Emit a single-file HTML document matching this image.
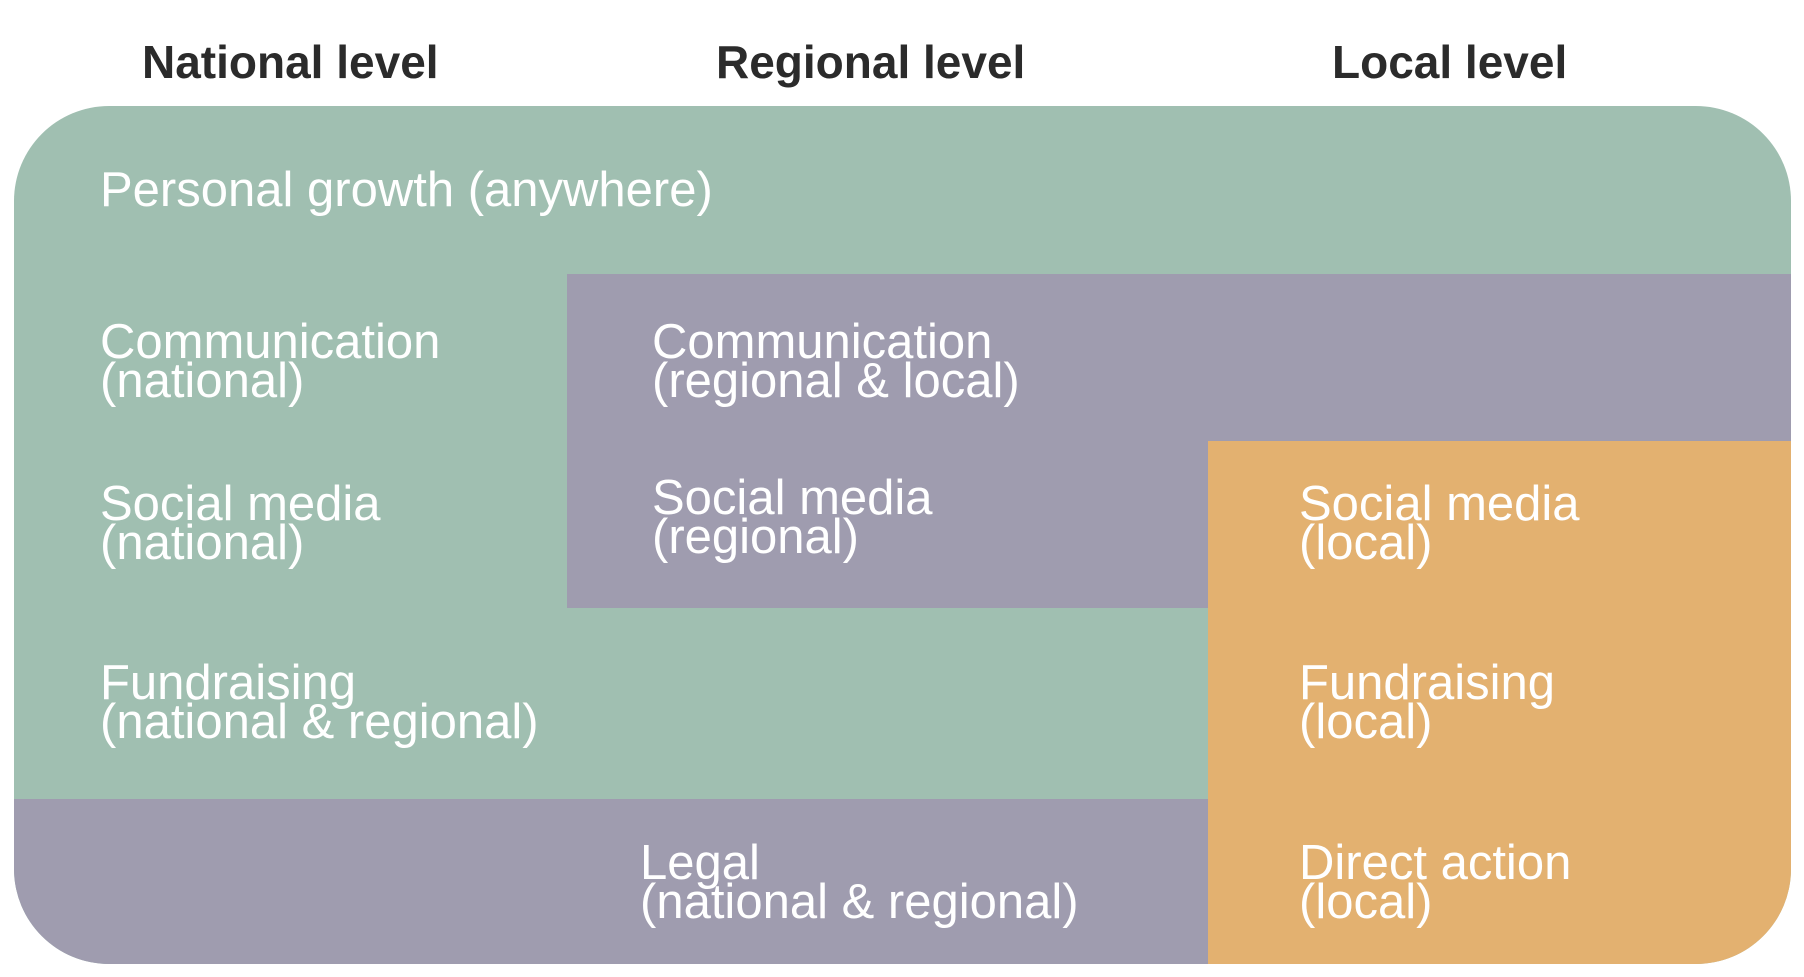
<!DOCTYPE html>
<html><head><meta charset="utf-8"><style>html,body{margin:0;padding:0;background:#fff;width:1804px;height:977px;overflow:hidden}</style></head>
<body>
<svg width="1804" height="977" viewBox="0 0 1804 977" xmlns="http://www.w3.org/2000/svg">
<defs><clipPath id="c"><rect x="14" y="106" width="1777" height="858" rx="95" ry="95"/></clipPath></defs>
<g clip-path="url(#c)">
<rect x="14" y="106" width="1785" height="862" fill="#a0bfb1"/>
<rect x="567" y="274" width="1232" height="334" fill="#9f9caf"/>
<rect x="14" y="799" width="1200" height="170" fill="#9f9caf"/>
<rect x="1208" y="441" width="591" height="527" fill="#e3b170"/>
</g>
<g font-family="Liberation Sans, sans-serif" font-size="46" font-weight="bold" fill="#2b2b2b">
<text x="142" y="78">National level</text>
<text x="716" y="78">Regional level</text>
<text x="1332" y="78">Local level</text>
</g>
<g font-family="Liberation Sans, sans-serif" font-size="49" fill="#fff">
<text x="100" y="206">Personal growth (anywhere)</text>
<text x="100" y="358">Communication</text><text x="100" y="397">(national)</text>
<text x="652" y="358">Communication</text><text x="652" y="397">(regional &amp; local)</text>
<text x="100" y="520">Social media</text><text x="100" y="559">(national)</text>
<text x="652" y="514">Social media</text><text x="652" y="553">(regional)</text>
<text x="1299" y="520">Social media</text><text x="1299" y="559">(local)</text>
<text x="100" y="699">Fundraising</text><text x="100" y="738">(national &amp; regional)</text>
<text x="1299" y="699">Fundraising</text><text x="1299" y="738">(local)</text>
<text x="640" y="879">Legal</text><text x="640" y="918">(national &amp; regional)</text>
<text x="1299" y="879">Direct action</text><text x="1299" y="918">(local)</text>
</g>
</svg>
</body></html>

+++++

Quote the listing above in full, except for the pictures.

Emit a single-file HTML document matching this image.
<!DOCTYPE html>
<html><head><meta charset="utf-8"><style>html,body{margin:0;padding:0;background:#fff;width:1804px;height:977px;overflow:hidden}</style></head>
<body>
<svg width="1804" height="977" viewBox="0 0 1804 977" xmlns="http://www.w3.org/2000/svg">
<defs><clipPath id="c"><rect x="14" y="106" width="1777" height="858" rx="95" ry="95"/></clipPath></defs>
<g clip-path="url(#c)">
<rect x="14" y="106" width="1785" height="862" fill="#a0bfb1"/>
<rect x="567" y="274" width="1232" height="334" fill="#9f9caf"/>
<rect x="14" y="799" width="1200" height="170" fill="#9f9caf"/>
<rect x="1208" y="441" width="591" height="527" fill="#e3b170"/>
</g>
<g font-family="Liberation Sans, sans-serif" font-size="46" font-weight="bold" fill="#2b2b2b">
<text x="142" y="78">National level</text>
<text x="716" y="78">Regional level</text>
<text x="1332" y="78">Local level</text>
</g>
<g font-family="Liberation Sans, sans-serif" font-size="49" fill="#fff">
<text x="100" y="206">Personal growth (anywhere)</text>
<text x="100" y="358">Communication</text><text x="100" y="397">(national)</text>
<text x="652" y="358">Communication</text><text x="652" y="397">(regional &amp; local)</text>
<text x="100" y="520">Social media</text><text x="100" y="559">(national)</text>
<text x="652" y="514">Social media</text><text x="652" y="553">(regional)</text>
<text x="1299" y="520">Social media</text><text x="1299" y="559">(local)</text>
<text x="100" y="699">Fundraising</text><text x="100" y="738">(national &amp; regional)</text>
<text x="1299" y="699">Fundraising</text><text x="1299" y="738">(local)</text>
<text x="640" y="879">Legal</text><text x="640" y="918">(national &amp; regional)</text>
<text x="1299" y="879">Direct action</text><text x="1299" y="918">(local)</text>
</g>
</svg>
</body></html>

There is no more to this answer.